We also ensure the anonymity of each team member’s ratings in hopes of encouraging full authenticity, but honest ratings can’t be guaranteed. Sometimes, false harmony or lack of psychological safety is so deep that team members will not give ratings that reflect how they actually view the situation.
Where self-awareness fails us, psychological safety and the vulnerable invitation for feedback can rescue us.
This said, no survey can substitute for the genuine psychological safety that either exists or does not exist in a team. Where self-awareness fails us, psychological safety and the vulnerable invitation for feedback can rescue us, but this is work that goes beyond the scope of what this assessment alone can accomplish. However, this assessment is an excellent way to jump-start increased efforts towards building greater trust, vulnerability, and healthy conflict norms.
The Bottom Line?
The discussion of the report is far more important than the numbers on the page. Approach the discussion with the expectation that blind spots have affected the results (because our data shows that this is just about always relevant), and do the work outside the meeting to make your table a place where team members really believe they can (and should) voice unpopular opinions without risking repercussions.
Follow Up Is On You
When we use this assessment with our consulting or coaching clients, it’s never a standalone event. Highlight, bold, and put this in neon lights in your brain: implementation is always the danger zone! Humans reach intellectual comfort with the idea of things long before the ideas they’re excited about are integrated into reality—somehow, the sense that “I definitely see this as important” has the odd effect of making us de-prioritize the necessary actions that would go with that sentiment! Cognitive dissonance comes for us all, which is why we recommend having an organizational health strategy.

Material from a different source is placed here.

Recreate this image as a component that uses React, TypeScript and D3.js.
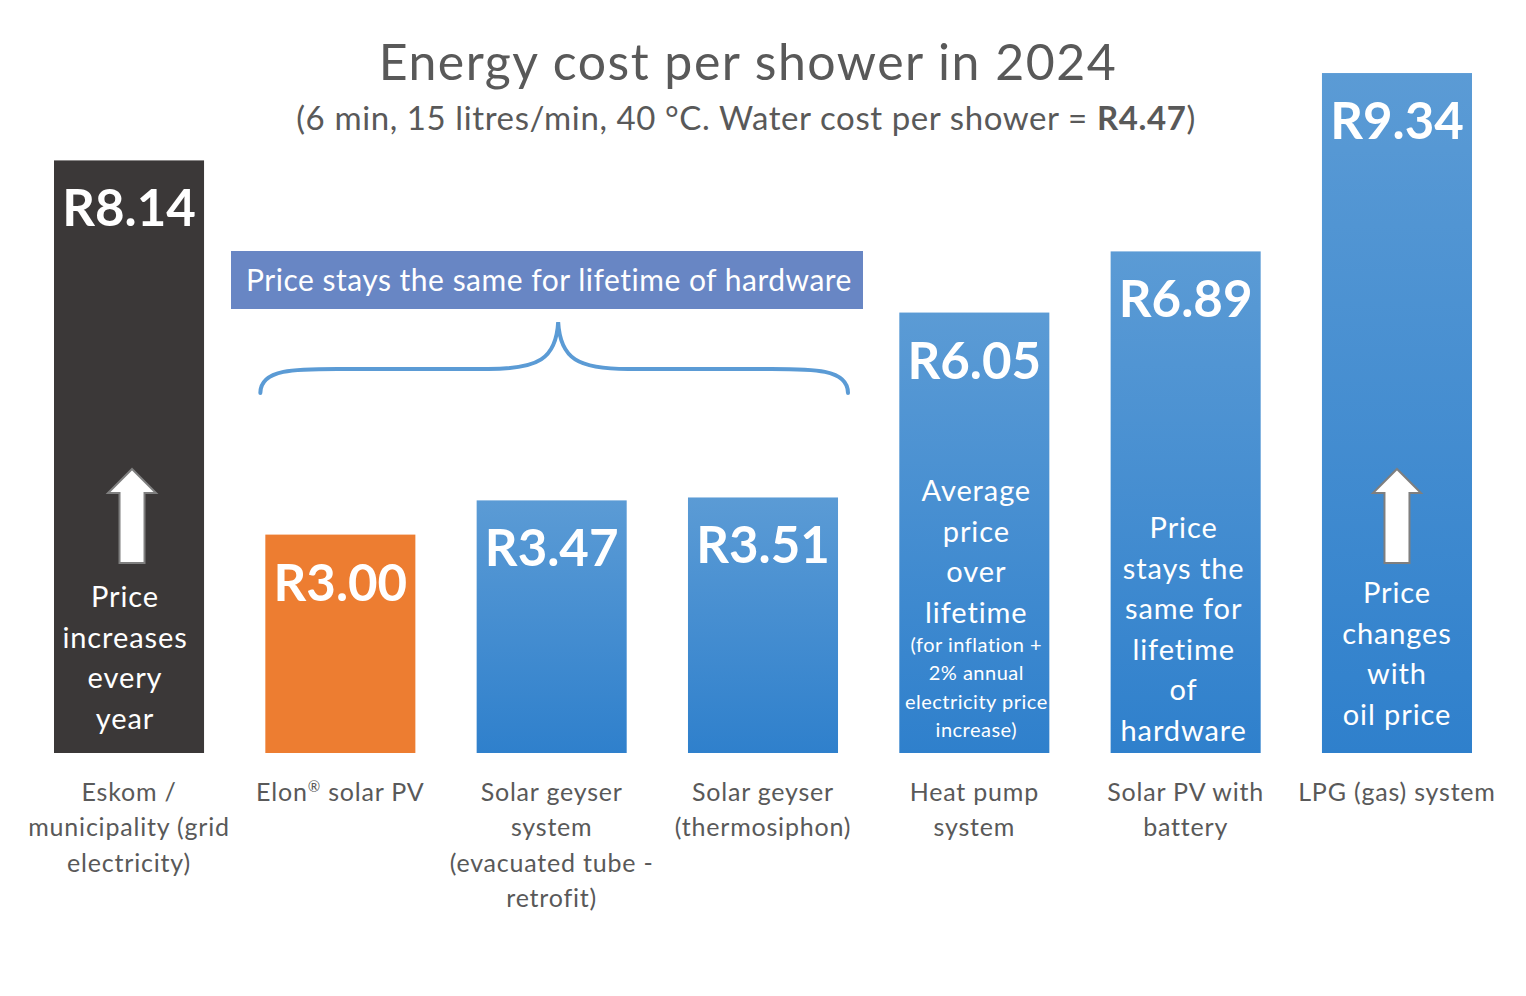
import * as d3 from 'd3';

// ---- data ----
const categoryIds = ['grid', 'elon', 'evac', 'thermo', 'heatpump', 'pvbatt', 'lpg'];
const categoryLabels = [
  ['Eskom /', 'municipality (grid', 'electricity)'],
  ['Elon® solar PV'],
  ['Solar geyser', 'system', '(evacuated tube -', 'retrofit)'],
  ['Solar geyser', '(thermosiphon)'],
  ['Heat pump', 'system'],
  ['Solar PV with', 'battery'],
  ['LPG (gas) system'],
];
const costPerShower = [8.14, 3.0, 3.47, 3.51, 6.05, 6.89, 9.34];
const valueLabels = ['R8.14', 'R3.00', 'R3.47', 'R3.51', 'R6.05', 'R6.89', 'R9.34'];

const title = 'Energy cost per shower in 2024';
const subtitle = '(6 min, 15 litres/min, 40 °C. Water cost per shower = ';
const waterCost = 'R4.47';
const bannerText = 'Price stays the same for lifetime of hardware';
const bracedIds = ['elon', 'evac', 'thermo'];

// notes inside bars
const gridNote = ['Price', 'increases', 'every', 'year'];
const heatPumpNote = ['Average', 'price', 'over', 'lifetime'];
const heatPumpSmall = ['(for inflation +', '2% annual', 'electricity price', 'increase)'];
const pvBattNote = ['Price', 'stays the', 'same for', 'lifetime', 'of', 'hardware'];
const lpgNote = ['Price', 'changes', 'with', 'oil price'];

const W = 1526;
const H = 996;
const FONT = 'Lato, "Open Sans", sans-serif';
const GREY = '#595959';

export default function App() {
  const x = d3.scaleBand<string>().domain(categoryIds).range([54, 1472]).paddingInner(0.29);
  const y = d3.scaleLinear().domain([0, 10]).range([753, 25]);
  const bw = x.bandwidth();
  const cx = (id: string) => (x(id) as number) + bw / 2;

  const fillFor = (id: string) =>
    id === 'grid' ? '#3b3838' : id === 'elon' ? '#ed7d31' : 'url(#blueGrad)';

  // brace under banner
  const bx0 = cx(bracedIds[0]) - 80;
  const bx1 = cx(bracedIds[bracedIds.length - 1]) + 85;
  const bm = (bx0 + bx1) / 2 + 4;
  const braceBottom = 393;
  const braceMid = 369;
  const braceTop = 322;
  const brace = d3.path();
  brace.moveTo(bx0, braceBottom);
  brace.bezierCurveTo(bx0, braceMid - 2, bx0 + 40, braceMid, bx0 + 90, braceMid);
  brace.lineTo(bm - 70, braceMid);
  brace.bezierCurveTo(bm - 20, braceMid, bm - 2, braceMid - 10, bm, braceTop);
  brace.bezierCurveTo(bm + 2, braceMid - 10, bm + 20, braceMid, bm + 70, braceMid);
  brace.lineTo(bx1 - 90, braceMid);
  brace.bezierCurveTo(bx1 - 40, braceMid, bx1, braceMid - 2, bx1, braceBottom);

  const arrow = (xc: number) => {
    const p = d3.path();
    p.moveTo(xc, 469);
    p.lineTo(xc + 24, 493);
    p.lineTo(xc + 12.5, 493);
    p.lineTo(xc + 12.5, 563);
    p.lineTo(xc - 12.5, 563);
    p.lineTo(xc - 12.5, 493);
    p.lineTo(xc - 24, 493);
    p.closePath();
    return p.toString();
  };

  const noteLines = (id: string, lines: string[], firstBaseline: number, step: number,
    size: number, spacing: number, dx = 0) =>
    lines.map((t, i) => (
      <text key={id + i} x={cx(id) + dx} y={firstBaseline + i * step} textAnchor="middle"
        fontSize={size} letterSpacing={spacing} fill="#fff" fontFamily={FONT}>{t}</text>
    ));

  return (
    <svg width={W} height={H} style={{ position: 'absolute', left: 0, top: 0, display: 'block', background: '#fff' }}>
      <defs>
        <linearGradient id="blueGrad" x1="0" y1="0" x2="0" y2="1">
          <stop offset="0" stopColor="#5b9bd5" />
          <stop offset="1" stopColor="#2f80cc" />
        </linearGradient>
      </defs>

      <text x={748} y={80} textAnchor="middle" fontSize={50} letterSpacing={1.5} fill={GREY} fontFamily={FONT}>{title}</text>
      <text x={746} y={130} textAnchor="middle" fontSize={33} letterSpacing={0.6} fill={GREY} fontFamily={FONT}>
        {subtitle}<tspan fontWeight="bold">{waterCost}</tspan>)
      </text>

      {categoryIds.map((id, i) => (
        <rect key={id} x={x(id)} y={y(costPerShower[i])} width={bw}
          height={y(0) - y(costPerShower[i])} fill={fillFor(id)} />
      ))}

      {categoryIds.map((id, i) => (
        <text key={'v' + id} x={cx(id)} y={y(costPerShower[i]) + 66} textAnchor="middle"
          fontSize={51} fontWeight="bold" fill="#fff" fontFamily={FONT}>{valueLabels[i]}</text>
      ))}

      <path d={arrow(cx('grid') + 3)} fill="#fff" stroke="#7f7f7f" strokeWidth={2} />
      <path d={arrow(cx('lpg'))} fill="#fff" stroke="#7f7f7f" strokeWidth={2} />

      {noteLines('grid', gridNote, 607, 40.7, 29, 0.9, -4)}
      {noteLines('heatpump', heatPumpNote, 501, 40.5, 29, 0.9, 2)}
      {noteLines('heatpump', heatPumpSmall, 652, 28.3, 20, 0.5, 2)}
      {noteLines('pvbatt', pvBattNote, 538, 40.6, 29, 0.9, -2)}
      {noteLines('lpg', lpgNote, 603, 40.7, 29, 0.9)}

      <rect x={231} y={251} width={632} height={58} fill="#6886c4" />
      <text x={549} y={291} textAnchor="middle" fontSize={30} letterSpacing={0.5} fill="#fff" fontFamily={FONT}>{bannerText}</text>
      <path d={brace.toString()} fill="none" stroke="#5b9bd5" strokeWidth={4} strokeLinecap="round" />

      {categoryIds.map((id, i) => (
        <text key={'c' + id} textAnchor="middle" fontSize={25} letterSpacing={0.8} fill={GREY} fontFamily={FONT}>
          {categoryLabels[i].map((line, j) => {
            const parts = line.split('®');
            return (
              <tspan key={j} x={cx(id)} y={801 + j * 35.3}>
                {parts[0]}
                {parts.length > 1 && <tspan fontSize={15} dy={-9}>®</tspan>}
                {parts.length > 1 && <tspan dy={9}>{parts[1]}</tspan>}
              </tspan>
            );
          })}
        </text>
      ))}
    </svg>
  );
}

Humans reach intellectual comfort with the idea of things long before the ideas they’re excited about are integrated into reality.
The OrgHealth Ascent Assessment is the very best launch-point for your organizational health strategy, because it informs you and pushes you towards concrete action, and then can be used again and again for benchmarking progress. But you have to take that action, and when I say that’s hard, I’m not patting you on the head, I’m thinking of company after company that fails to follow through on the action. Smart, competent, hard-working leaders fail to do this all the time. The same pitfalls that took them out are going to be in front of you.
You’re senior leaders, you don’t need me to explain to you why setting dates for these actions, assigning specific people to oversee them being done, and planning future checkpoints to evaluate your progress in raising organizational health is important. I’m only taking the time to mention it here because something about the human psyche is always quick to push back important (but uncomfortable) work when other more urgent (and more familiar) work comes up, and this has a lot to do with why companies don’t get healthy. So be warned, and be different. You can.
We’ll give you all the help we can, so while the work is yours to do, you don’t have to do it alone.